Sunday, May 15, 2011

Supercommuter, the Tire

Being someone who rides a bike like most people drive cars (but way harder), a good tire is more than a little important.  A tire needs to roll fast, wear long, grip in any weather, and resist assaults from all manner of roadside detritus.  Some years ago I find the Panaracer T-Serv (28mm), and have been riding them ever since.  This week I wore my third Panaracer T-Serv PT in a row all the way down to the threads with a grand total of two punctures over the life of all three tires.  That's less than 1 puncture per tire lifetime.  I don't know how many thousands of miles that is between punctures, but whatever the number is, it's a lot...  Panaracer, your messenger tires rock.  Please send me free ones. 


xsdg said...

I've had pretty good luck with Conti Ultra Gatorskins (I ride them in 25mm on both my road bike and my fixie). Have you ridden those? Any opinions one way or the other?

The flats I recall having are:
1) Piece of metal on the road gave me a nice sidewall gash. Made a boot with the box from my replacement tube and got to my destination and back home
2) Screw on road; went through everything and knicked my rim
3) Small wire or staple that got embedded in the tire and managed to work its way through and prick the tube; slow leak
4) Small, sharp stone (or stone shard), embedded in tire, managed to work its way through. I've so far been unable to remove it

Overall, I'm pretty pleased. I know that in Boston I ran them at insane low pressures in the snow/ice (think ~25 psi on the road) and didn't get any pinch flats, but sadly that's no longer a concern out here

Anonymous said...

Good advice, thanks K. I will try Panaracer's tire once my current tire is spent.

Much to my own surprise, Bontrager's Race X Lite, which came with my Lemond, hold the record so far in my books (5,000km). I have used both Schwalbe (Stelvio) and Conti (Ultra Sport) with somewhat disappointing results, though I like Schwalbe's MTB tires.

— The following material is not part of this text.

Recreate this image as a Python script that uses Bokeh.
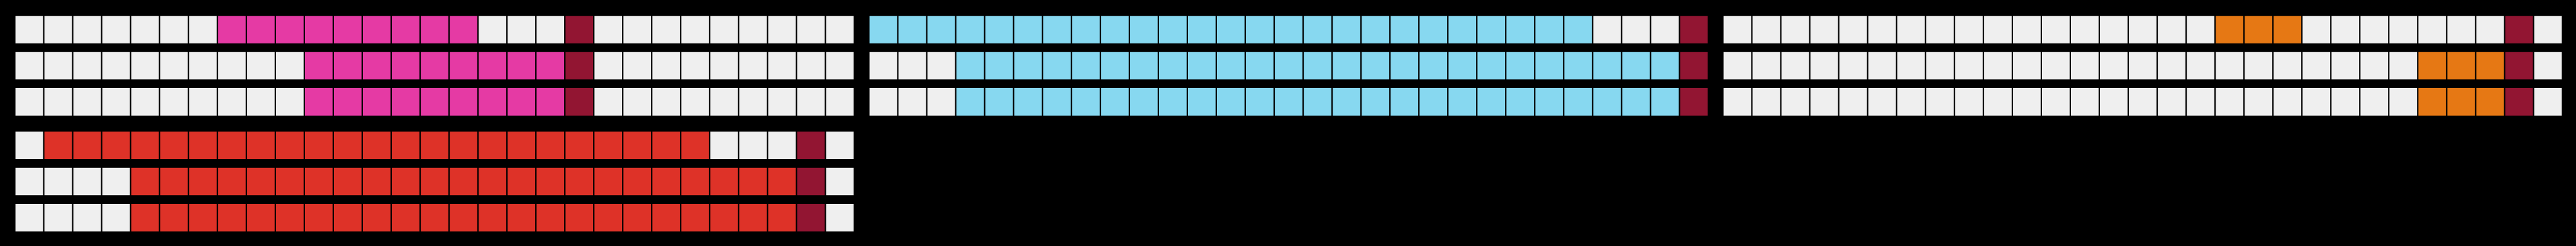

Right now I am trying Kenda's Kriterium, for they were the cheapest I could find at my LBS and looked most durable. The rear tire has survived 700km so far but already looks a bit like a Swiss cheese; it is hard to believe but the roads here in Auckland are worse than in Boston.


Unknown said...

@xsdg: I've never personally rode the Gatorskins but a friend of mine has been using them on his daily driver (~20mi/day) and has had numerous punctures in recent history.

I suspect the above has to do with the fact that Gatorskins are still designed to be a little racy. Even the new Gator "Hardshell" version is 180tpi. By comparison the TServ is 66tpi. It's those big fat cords that do the real protecting. Doing some forensics on my old tires, I see about two dozen cuts that got through the rubber and down to the casing. Of those, only one or two managed to cleanly cut through any of the cord, and only one cut got all the way through (a piece of glass that had two razor edges about 4mm long and perfect point at one end)

Caroline said...
This comment has been removed by the author.
xsdg said...

Wrench: what size gatorskins is your friend riding? That said, I'll undoubtedly end up trying the Panaracers given that they're about half the price of the gatorskins.

Unknown said...

@xsdg: He's riding 28's. They predate the new "hardshell" model so I suspect they are the same as the current normal version. He says he uses about 80psi and all the flats have been due to glass.

Relatedly, even closer forensics of the Panaracers showed that many of the cuts had rounded pieces of glass in them, as if the sharp piece that originally cut the rubber got stuck in the hole but was ground into oblivion before it got through the casing.